Return each line that holds the word "size".

--- begin ---

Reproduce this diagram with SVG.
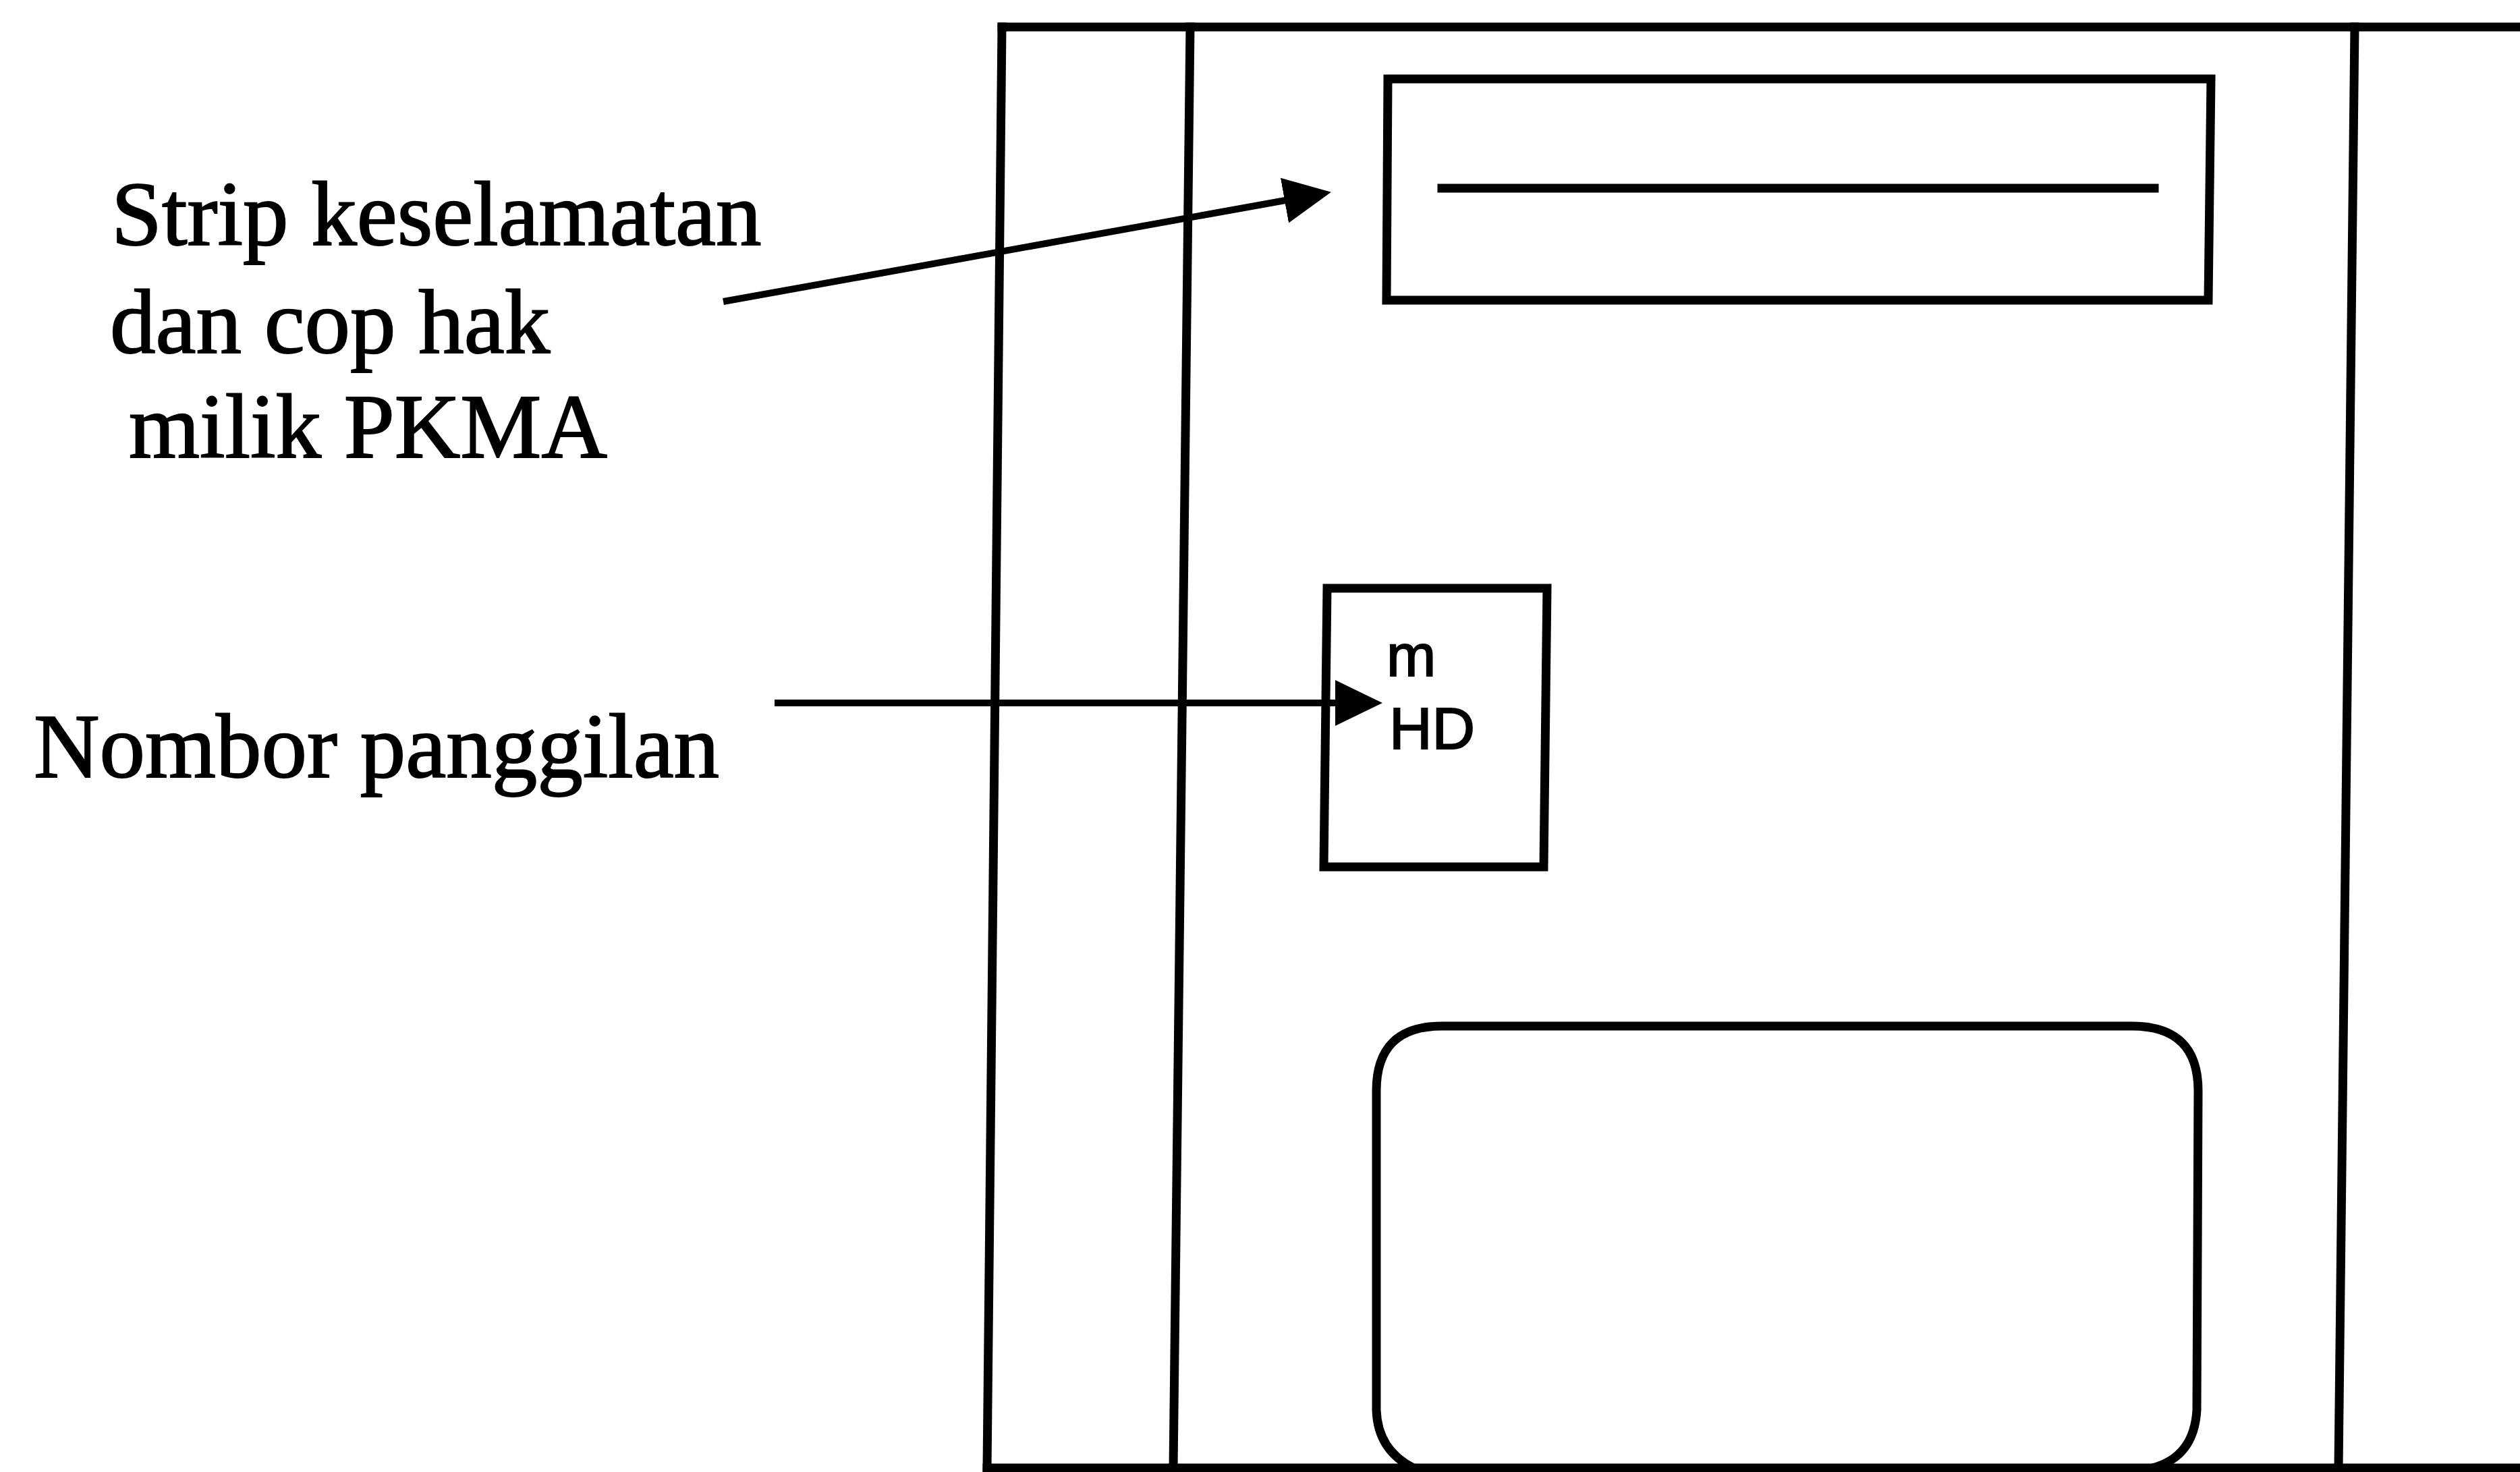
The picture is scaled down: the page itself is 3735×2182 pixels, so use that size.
<svg xmlns="http://www.w3.org/2000/svg" width="3735" height="2182" viewBox="0 0 3735 2182">
<style>
.ln{stroke:#000;stroke-width:13;fill:none;stroke-linecap:square}
.bx{stroke:#000;stroke-width:13;fill:none;stroke-linejoin:miter}
.lbl{font-family:"Liberation Serif","Times New Roman",serif;font-size:135px;fill:#000;stroke:#000;stroke-width:2}
.cn{font-family:"Liberation Sans",Arial,sans-serif;font-size:88px;fill:#000;stroke:#000;stroke-width:2}
.ar{stroke:#000;stroke-width:10;fill:none}
</style>
<defs>
<marker id="ah" markerUnits="userSpaceOnUse" markerWidth="70" markerHeight="70" viewBox="0 0 68 66" refX="1" refY="33" orient="auto">
<path d="M0,0 L68,33 L0,66 z" fill="#000"/>
</marker>
</defs>
<rect width="3735" height="2182" fill="#fff"/>
<g id="frame">
<line class="ln" x1="1485" y1="40" x2="3735" y2="40"/>
<line class="ln" x1="1463" y1="2176" x2="3735" y2="2176"/>
<line class="ln" x1="1485" y1="40" x2="1463" y2="2176"/>
<line class="ln" x1="1764" y1="40" x2="1739" y2="2176"/>
<line class="ln" x1="3490" y1="40" x2="3466" y2="2176"/>
</g>
<g id="strip">
<polygon class="bx" points="2057,117 3277,117 3273,445 2055,445"/>
<line class="ln" x1="2137" y1="279" x2="3193" y2="279"/>
</g>
<g id="callbox">
<polygon class="bx" points="1967,872 2293,872 2288,1285 1962,1285"/>
<text class="cn" x="2055" y="1002">m</text>
<text class="cn" x="2059" y="1110">HD</text>
</g>
<g id="window">
<path class="bx" d="M2095,2176 Q2042,2150 2040,2090 L2040,1617 Q2040,1521 2137,1521 L3160,1521 Q3258,1521 3258,1617 L3256,2090 Q3252,2160 3190,2176"/>
</g>
<g id="label-strip">
<text class="lbl" x="165" y="363">Strip keselamatan</text>
<text class="lbl" x="163" y="523">dan cop hak</text>
<text class="lbl" x="191" y="678">milik PKMA</text>
</g>
<g id="label-nombor">
<text class="lbl" x="50" y="1152">Nombor panggilan</text>
</g>
<g id="connectors">
<line class="ar" x1="1072" y1="447" x2="1905" y2="297" marker-end="url(#ah)"/>
<line class="ar" x1="1148" y1="1042" x2="1980" y2="1042" marker-end="url(#ah)"/>
</g>
</svg>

--- end ---

FINISHED ANSWER |
The picture is scaled down: the page itself is 3735×2182 pixels, so use that size.
.lbl{font-family:"Liberation Serif","Times New Roman",serif;font-size:135px;fill:#000;stroke:#000;stroke-width:2}
.cn{font-family:"Liberation Sans",Arial,sans-serif;font-size:88px;fill:#000;stroke:#000;stroke-width:2}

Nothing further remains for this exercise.